General, The (Blu-ray Review)22 Dec, 2009 By: John Latchem
Stars Buster Keaton.
Buster Keaton’s masterpiece The General bombed when first released in 1927. Critics hated its pacing, and audiences shied away from its tone, perceiving it to lack the comedy they’d come to expect from Keaton, who considered it among his best films.
It has since been voted the 15th greatest film of all time by Sight and Sound in 2002, and landed at No. 18 on the “AFI 100 Years … 100 Films” revised list from 2007. Now it is the oldest film to make its way to the high-definition Blu-ray format.
Mastered in HD from a 35mm archive print struck from the original camera negative, the Blu-ray version looks absolutely amazing for an 82-year-old film. Keaton’s skills as a director really come across in beautifully photographed landscapes and an impressive train chase that is on par with any action set-piece that could be conceived of today.
The film is based on an actual incident during the Civil War in 1862, when Yankee spies stole the Confederate train General and made their way northward in an attempt to sabotage freight routes. In what could be considered the Die Hard of its day, Keaton plays Johnnie Gray, the train engineer who wages a one-man war against the North to recover his beloved locomotive.

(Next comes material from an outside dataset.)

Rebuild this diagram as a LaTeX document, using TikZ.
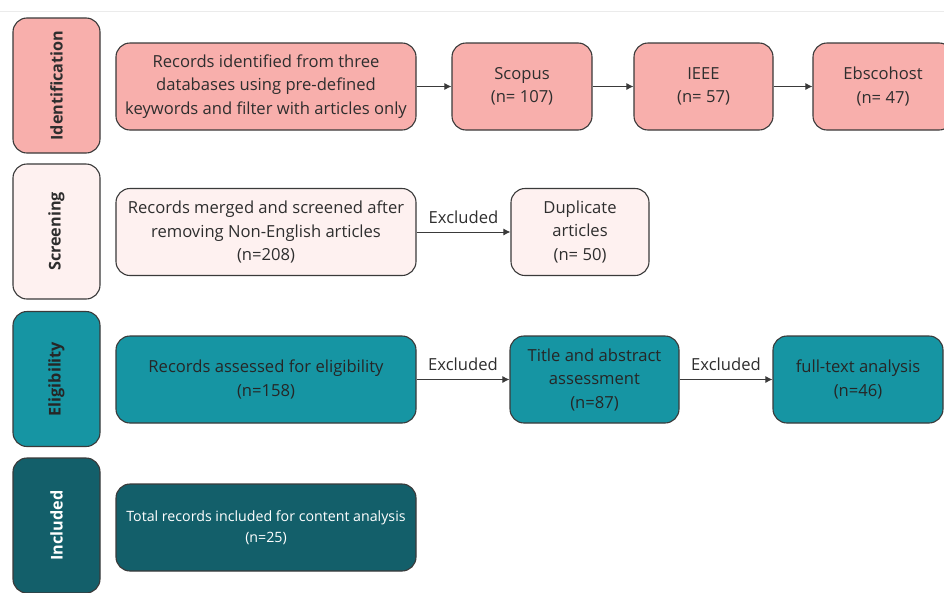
\documentclass[tikz,border=0pt]{standalone}
\usepackage{fontspec}
\setmainfont{Open Sans}
\usetikzlibrary{arrows.meta, positioning}

\definecolor{idpink}{HTML}{F8AFAC}
\definecolor{scrpink}{HTML}{FEF1F0}
\definecolor{eliteal}{HTML}{1695A3}
\definecolor{incteal}{HTML}{135F6A}
\definecolor{edgegray}{HTML}{3A3A3A}
\definecolor{txtgray}{HTML}{2E2E2E}

\tikzset{
  stage/.style={draw=edgegray, line width=1.1pt, rounded corners=14pt, rotate=90,
    minimum width=135pt, minimum height=87pt, inner sep=0pt,
    font=\fontsize{16.2}{19}\selectfont\bfseries, text=txtgray},
  box/.style={draw=edgegray, line width=1.1pt, rounded corners=14pt,
    minimum height=87pt, align=center, text=txtgray, inner sep=2pt},
  flow/.style={->, draw=edgegray, line width=1pt},
  exlabel/.style={midway, above, text=txtgray, inner sep=4pt, yshift=4pt}
}

\begin{document}
\begin{tikzpicture}[x=1pt, y=1pt, >={Latex[length=7pt,width=7pt]},
  font=\fontsize{16.6}{23.5}\selectfont]

  \useasboundingbox (0,0) rectangle (944,-592);
  \clip (0,0) rectangle (944,-592);
  \fill[white] (0,0) rectangle (944,-592);
  \draw[black!8, line width=0.6pt] (0,-11) -- (944,-11);

  % --- stages ---
  \node[stage, fill=idpink] (ident) at (56.5,-85.5) {Identification};
  \node[stage, fill=scrpink] (screen) at (56.5,-231.5) {Screening};
  \node[stage, fill=eliteal, text=black!85] (elig) at (56.5,-379) {Eligibility};
  \node[stage, fill=incteal, text=white] (incl) at (56.5,-525.5) {Included};

  % --- identification row ---
  \node[box, fill=idpink, minimum width=300pt] (records) at (266,-86.5)
    {Records identified from three\\databases using pre-defined\\keywords and filter with articles only};
  \node[box, fill=idpink, minimum width=140pt] (scopus) at (522,-86.5) {Scopus\\(n= 107)};
  \node[box, fill=idpink, minimum width=139pt] (ieee) at (703.5,-86.5) {IEEE\\(n= 57)};
  \node[box, fill=idpink, minimum width=140pt] (ebsco) at (883,-86.5) {Ebscohost\\(n= 47)};

  \draw[flow] (records) -- (scopus);
  \draw[flow] (scopus) -- (ieee);
  \draw[flow] (ieee) -- (ebsco);

  % --- screening row ---
  \node[box, fill=scrpink, minimum width=300pt] (merged) at (266,-232)
    {Records merged and screened after\\removing Non-English articles\\(n=208)};
  \node[box, fill=scrpink, minimum width=138pt] (dupl) at (580,-232) {Duplicate\\articles\\(n= 50)};

  \draw[flow] (merged) -- node[exlabel] {Excluded} (dupl);

  % --- eligibility row ---
  \node[box, fill=eliteal, minimum width=300pt, text=black!85] (assessed) at (266,-379.5)
    {Records assessed for eligibility\\(n=158)};
  \node[box, fill=eliteal, minimum width=169pt, text=black!85] (title) at (594.5,-379.5)
    {Title and abstract\\assessment\\(n=87)};
  \node[box, fill=eliteal, minimum width=170pt, text=black!85] (fulltext) at (858,-379.5)
    {full-text analysis\\(n=46)};

  \draw[flow] (assessed) -- node[exlabel] {Excluded} (title);
  \draw[flow] (title) -- node[exlabel] {Excluded} (fulltext);

  % --- included row ---
  \node[box, fill=incteal, minimum width=300pt, text=white,
    font=\fontsize{14.2}{21}\selectfont] (total) at (266,-527.5)
    {Total records included for content analysis\\(n=25)};

\end{tikzpicture}
\end{document}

The Blu-ray contains the same extras as Kino’s 2008 deluxe DVD version. Most interesting for history buffs is a featurette about the real General, which is on display at The Southern Museum in Georgia.
Also informative is a tour of the filming locations with John Bengtson, author of Silent Echoes.
As a nod to Keaton’s love of trains, the disc also includes “The Buster Express,” a montage of train gags from his career.